Text & Fotos von Martin Donat. Dieser Artikel erschien im lifeCYCLE Magazine #9.
Ich gebe zu, ich hatte Bilder im Kopf, als ich „RTF“ hörte. Bilder von alten Herren in 80er-Jahre-Lycrashorts, die vor zwanzig Jahren noch von glattrasierten Muskeln gefüllt waren, heute aber lose an den schlaffen Seniorenbeinchen herunterflattern. Bilder von einstigem Hightech aus Stahlrohr und Muffen, heute mit dem edlen Charme eines Klassikers. Bilder von laminierten Selfmade-Startnummern mit selbstdesigntem Werbelogo vom Traditions-Fahrradhändler von nebenan und von ausgeschnittenen RTF-Papppfeilen an jeder dritten Laterne. Bilder, die mich jedenfalls bislang nicht dazu ermutigten, mich dieser Spielart des Radsports zu widmen. Bis ich von Jens Böhm angeschrieben wurde.
Jens Böhm ist Grundschullehrer und Familienvater aus Düsseldorf, der von sich selbst behauptet, keine anderen Hobbys zu haben, außer dem Radfahren, womit er mir grundsätzlich schon mal sympathisch erschien. Er stellte sich mir als „Verjüngungsbeauftragter“ der RTF Büttgen vor und zog damit meine Aufmerksamkeit auf sich.
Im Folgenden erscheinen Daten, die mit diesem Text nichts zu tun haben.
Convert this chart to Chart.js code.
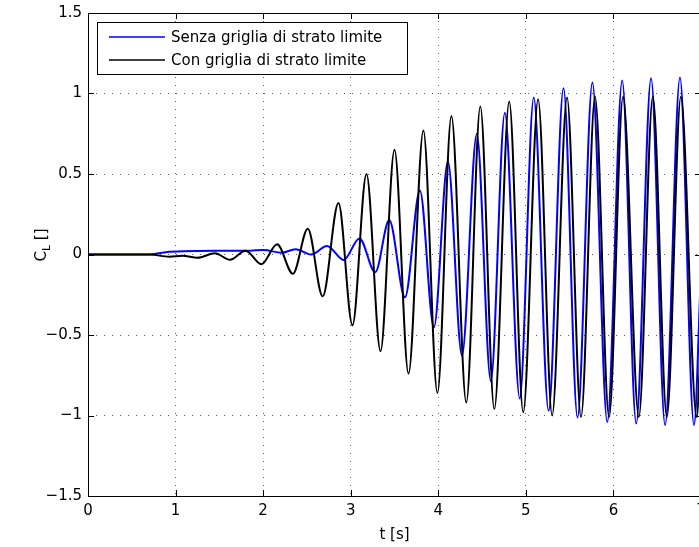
<!DOCTYPE html>
<html>
<head>
<meta charset="utf-8">
<script src="https://cdn.jsdelivr.net/npm/chart.js@4/dist/chart.umd.min.js"></script>
<style>
  html, body { margin: 0; padding: 0; background: #fff; overflow: hidden; }
  #wrap { width: 699px; height: 547px; overflow: hidden; }
</style>
</head>
<body>
<div id="wrap"><canvas id="chart" width="720" height="547"></canvas></div>
<script>
const FONT = "'DejaVu Sans', sans-serif";

// axis ticks
const xTicks = [0, 1, 2, 3, 4, 5, 6, 7];
const yTicks = [-1.5, -1, -0.5, 0, 0.5, 1, 1.5];

const seriesNames = ["Senza griglia di strato limite", "Con griglia di strato limite"];

// blue: senza griglia (peaks/troughs)
const blueT = [0, 0.70, 0.93, 1.47, 1.85, 2.00, 2.21, 2.37, 2.55, 2.73,
  2.92, 3.10, 3.28, 3.44, 3.62, 3.79, 3.95, 4.11, 4.27, 4.44,
  4.60, 4.76, 4.93, 5.09, 5.26, 5.43, 5.59, 5.76, 5.93, 6.10,
  6.26, 6.43, 6.59, 6.76, 6.92, 7.0];
const blueCL = [0, 0, 0.017, 0.024, 0.024, 0.028, 0.011, 0.033, 0.0, 0.053,
  -0.034, 0.10, -0.11, 0.214, -0.266, 0.397, -0.452, 0.577, -0.628, 0.749,
  -0.786, 0.881, -0.894, 0.975, -0.971, 1.033, -1.012, 1.068, -1.04, 1.08,
  -1.05, 1.094, -1.06, 1.10, -1.06, -0.1];

// black: con griglia
const blackT = [0, 0.70, 0.93, 1.08, 1.25, 1.45, 1.62, 1.80, 1.98, 2.16,
  2.34, 2.51, 2.68, 2.86, 3.02, 3.18, 3.34, 3.50, 3.66, 3.83,
  3.99, 4.15, 4.32, 4.48, 4.64, 4.81, 4.97, 5.14, 5.30, 5.47,
  5.63, 5.79, 5.95, 6.11, 6.29, 6.45, 6.61, 6.77, 6.95, 7.0];
const blackCL = [0, 0, -0.014, -0.008, -0.02, 0.008, -0.033, 0.024, -0.061, 0.063,
  -0.12, 0.16, -0.26, 0.32, -0.44, 0.50, -0.60, 0.65, -0.74, 0.77,
  -0.86, 0.86, -0.92, 0.92, -0.96, 0.95, -0.98, 0.965, -1.0, 0.975,
  -1.01, 0.98, -1.01, 0.98, -1.01, 0.98, -1.01, 0.98, -1.01, -0.5];

function pts(ts, vs) {
  return ts.map((t, i) => ({ x: t, y: vs[i] }));
}

function fmt(v) {
  return String(v).replace("-", "\u2212");
}

// matlab-ish box, inner ticks, legend and the y label with subscript
const matlabAxes = {
  id: "matlabAxes",
  afterDraw(chart) {
    const ctx = chart.ctx;
    const a = chart.chartArea;
    const xs = chart.scales.x, ys = chart.scales.y;
    ctx.save();
    ctx.strokeStyle = "#000";
    ctx.lineWidth = 1;
    ctx.beginPath();
    xTicks.forEach(v => {
      const px = Math.round(xs.getPixelForValue(v)) + 0.5;
      ctx.moveTo(px, a.bottom); ctx.lineTo(px, a.bottom - 6);
      ctx.moveTo(px, a.top); ctx.lineTo(px, a.top + 6);
    });
    yTicks.forEach(v => {
      const py = Math.round(ys.getPixelForValue(v)) + 0.5;
      ctx.moveTo(a.left, py); ctx.lineTo(a.left + 6, py);
      ctx.moveTo(a.right, py); ctx.lineTo(a.right - 6, py);
    });
    ctx.stroke();
    ctx.strokeRect(Math.round(a.left) + 0.5, Math.round(a.top) + 0.5,
      Math.round(a.right - a.left), Math.round(a.bottom - a.top));

    // legend
    const lx = 97, ly = 22, lw = 310, lh = 52;
    ctx.fillStyle = "#fff";
    ctx.fillRect(lx, ly, lw, lh);
    ctx.strokeRect(lx + 0.5, ly + 0.5, lw, lh);
    const colors = ["#0000ff", "#000000"];
    ctx.font = "15px " + FONT;
    ctx.textBaseline = "middle";
    ctx.textAlign = "left";
    seriesNames.forEach((name, i) => {
      const y = ly + 15 + i * 23;
      ctx.strokeStyle = colors[i];
      ctx.lineWidth = 1.5;
      ctx.beginPath();
      ctx.moveTo(lx + 12, y); ctx.lineTo(lx + 68, y);
      ctx.stroke();
      ctx.fillStyle = "#000";
      ctx.fillText(name, lx + 74, y + 1);
    });

    // y label C_L []
    ctx.translate(46, 245);
    ctx.rotate(-Math.PI / 2);
    ctx.textBaseline = "alphabetic";
    ctx.font = "15px " + FONT;
    const wC = ctx.measureText("C").width;
    const wB = ctx.measureText(" []").width;
    ctx.font = "11px " + FONT;
    const wL = ctx.measureText("L").width;
    let x0 = -(wC + wL + wB) / 2;
    ctx.fillStyle = "#000";
    ctx.font = "15px " + FONT;
    ctx.fillText("C", x0, 0);
    ctx.font = "11px " + FONT;
    ctx.fillText("L", x0 + wC, 4);
    ctx.font = "15px " + FONT;
    ctx.fillText(" []", x0 + wC + wL, 0);
    ctx.restore();
  }
};

const gridColor = "#5a5a5a";

new Chart(document.getElementById("chart"), {
  type: "scatter",
  data: {
    datasets: [
      {
        label: seriesNames[0],
        data: pts(blueT, blueCL),
        borderColor: "#0000ff",
        backgroundColor: "#0000ff",
        borderWidth: 2,
        showLine: true,
        pointRadius: 0,
        cubicInterpolationMode: "monotone",
        order: 1
      },
      {
        label: seriesNames[1],
        data: pts(blackT, blackCL),
        borderColor: "#000000",
        backgroundColor: "#000000",
        borderWidth: 2,
        showLine: true,
        pointRadius: 0,
        cubicInterpolationMode: "monotone",
        order: 0
      }
    ]
  },
  options: {
    responsive: false,
    devicePixelRatio: 1,
    animation: false,
    layout: { padding: { left: 0, right: 19, top: 13, bottom: 0 } },
    plugins: {
      legend: { display: false },
      tooltip: { enabled: false }
    },
    scales: {
      x: {
        type: "linear",
        min: 0,
        max: 7,
        afterBuildTicks: s => { s.ticks = xTicks.map(v => ({ value: v })); },
        afterFit: s => { s.height = 51; s.paddingLeft = 0; s.paddingRight = 0; },
        grid: { color: gridColor, lineWidth: 1, drawTicks: false },
        border: { display: false, dash: [1, 7] },
        ticks: {
          padding: 6,
          color: "#000",
          font: { family: FONT, size: 15 },
          maxRotation: 0,
          callback: v => fmt(v)
        },
        title: {
          display: true,
          text: "t [s]",
          color: "#000",
          font: { family: FONT, size: 15 },
          padding: { top: 0, bottom: 3 }
        }
      },
      y: {
        type: "linear",
        min: -1.5,
        max: 1.5,
        afterBuildTicks: s => { s.ticks = yTicks.map(v => ({ value: v })); },
        afterFit: s => { s.width = 88; s.paddingTop = 0; s.paddingBottom = 0; },
        grid: { color: gridColor, lineWidth: 1, drawTicks: false },
        border: { display: false, dash: [1, 7] },
        ticks: {
          padding: 6,
          color: "#000",
          font: { family: FONT, size: 15 },
          callback: v => fmt(v)
        }
      }
    }
  },
  plugins: [matlabAxes]
});
</script>
</body>
</html>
Den schlabbrigen Lycrabuxen ein bisschen frischen Wind einzuhauchen klang für mich nach einem interessanten Plan. Warum denn nicht? Vieles ist alt, aber gut und außerdem geht es ums Radfahren. Mit dem Velodrom in Büttgen als Ausgangspunkt der Tour stellten sich zudem durchweg positive Assoziationen ein. Kurzerhand trug ich den Termin in meinen Kalender ein: Mitte Oktober werde ich eine RTF bestreiten – meine erste RTF. Und damit eine Radsportveranstaltung, auf der selbst ich endlich mal wieder den Altersdurchschnitt senken kann. Bis zum großen Tag dauerte es noch eine Weile. Zeit für mich, um mich noch ein bisschen mit der RTF-Kultur auseinanderzusetzen.
Die RTF an sich hat ihren Ursprung in den 1970er Jahren. Damals standen die drei Buchstaben noch für „Rad-Touristik-Fahrt“ und die Grundidee war es, den Vereinssport locker und ohne Renndruck auch dem „Normalo-Radler“ näherzubringen. Die RTF in Büttgen gibt es seit 37 Jahren. „Früher wurde die RTF aber auch schon in großer Zahl von Leuten genutzt, die aus unterschiedlichen Gründen keine Rennen mehr fuhren“, berichtet mir Jens, der sich für mich mal bei den älteren Teilnehmern der RTF Büttgen umgehört hat. „Böse Zungen sagen, der klassische RTFler habe die Kinder groß und die Knochen vom Fußball kaputt. Anfang der 80er Jahre waren sowohl jede Menge ehemalige Rennfahrer dabei, als auch ehemals ambitionierte Jugendliche. Darum galten diese Ausfahrten auch als Abklatsch von Rennen, aber eben an die Gegebenheiten und an den Straßenverkehr angepasst. Es war also ein Zwischending aus Rennen und Wanderfahrten, wobei – Zitat – ‚Wanderfahren was für Leute mit geradem Lenker‘ sei. Der Schnitt sei früher jedenfalls deutlich höher gewesen und RTFs an sich deutlich größer und getrieben von einem gesunden Vereinsleben“.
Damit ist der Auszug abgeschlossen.